What is needed: Please, without the pictures, retype exactly the lines from the start of the material through the line that holds "plt.rcParams['font.family'] = ['Roboto".

Recorded data:

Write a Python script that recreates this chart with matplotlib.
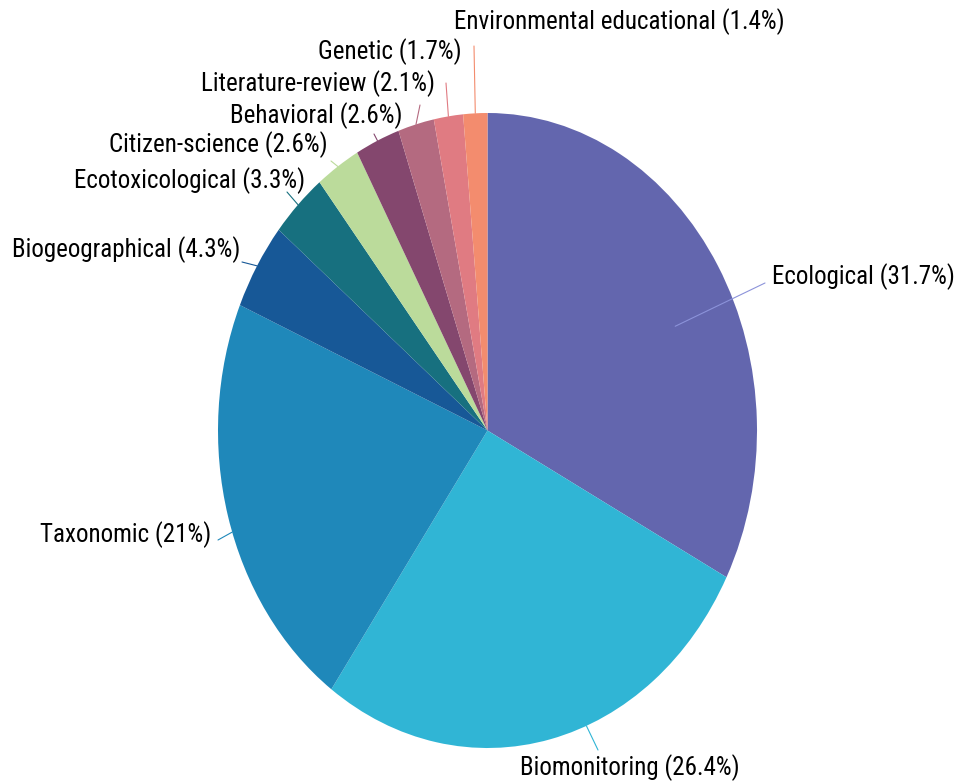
import numpy as np
import matplotlib
matplotlib.use("Agg")
import matplotlib.pyplot as plt

plt.rcParams['font.family'] = ['Roboto Condensed', 'DejaVu Sans']

# data
labels = ["Ecological", "Biomonitoring", "Taxonomic", "Biogeographical",
          "Ecotoxicological", "Citizen-science", "Behavioral",
          "Literature-review", "Genetic", "Environmental educational"]
shares = [31.7, 26.4, 21, 4.3, 3.3, 2.6, 2.6, 2.1, 1.7, 1.4]
colors = ["#6366AE", "#30B5D5", "#1F88BA", "#175897", "#17707F",
          "#BBDB9B", "#84476E", "#B46A80", "#E07B82", "#F38C6E"]
line_colors = ["#8C93DA", "#30B5D5", "#1F88BA", "#175897", "#17707F",
               "#BBDB9B", "#84476E", "#B46A80", "#E07B82", "#F38C6E"]

# label layout (figure pixels from top-left): text anchor, line end, alignment
text_pos = [(772, 277), (630, 768), (211, 535), (240, 250), (305, 181),
            (328, 145), (403, 116), (435, 84), (462, 52), (619, 22)]
line_end = [(765, 283), (598, 750), (218, 540), (242, 262), (287, 192),
            (331, 161), (374, 134), (420, 105), (446, 83), (474, 46)]
text_ha = ["left", "center", "right", "right", "right",
           "right", "right", "right", "right", "center"]
anchor_r = [0.77, 1.0, 1.0, 1.0, 1.0, 1.0, 1.0, 1.0, 1.0, 1.0]
anchor_shift = [-6, 8, 3, 0, 0, 0, 0, 0, 0, 0]   # degrees off the wedge middle

W, H = 960, 782
fig = plt.figure(figsize=(W / 100, H / 100), dpi=100)
ax = fig.add_axes([218 / W, (H - 748) / H, 539 / W, 635 / H])

wedges, _ = ax.pie(shares, colors=colors, startangle=90, counterclock=False,
                   wedgeprops=dict(linewidth=0))
ax.set_aspect('auto')
ax.set_xlim(-1, 1)
ax.set_ylim(-1, 1)
ax.axis('off')

for i, w in enumerate(wedges):
    mid = np.deg2rad((w.theta1 + w.theta2) / 2 + anchor_shift[i])
    r = anchor_r[i]
    ax.annotate("", xy=(r * np.cos(mid), r * np.sin(mid)), xycoords='data',
                xytext=(line_end[i][0], H - line_end[i][1]), textcoords='figure pixels',
                arrowprops=dict(arrowstyle='-', color=line_colors[i], lw=0.8,
                                shrinkA=0, shrinkB=0))
    tx, ty = text_pos[i]
    fig.text(tx / W, (H - ty) / H, f"{labels[i]} ({shares[i]:g}%)",
             ha=text_ha[i], va='center', fontsize=18, color='black')

fig.savefig("out.png", dpi=100)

Exercise response:
Write a Python script that recreates this chart with matplotlib.
import numpy as np
import matplotlib
matplotlib.use("Agg")
import matplotlib.pyplot as plt

plt.rcParams['font.family'] = ['Roboto Condensed', 'DejaVu Sans']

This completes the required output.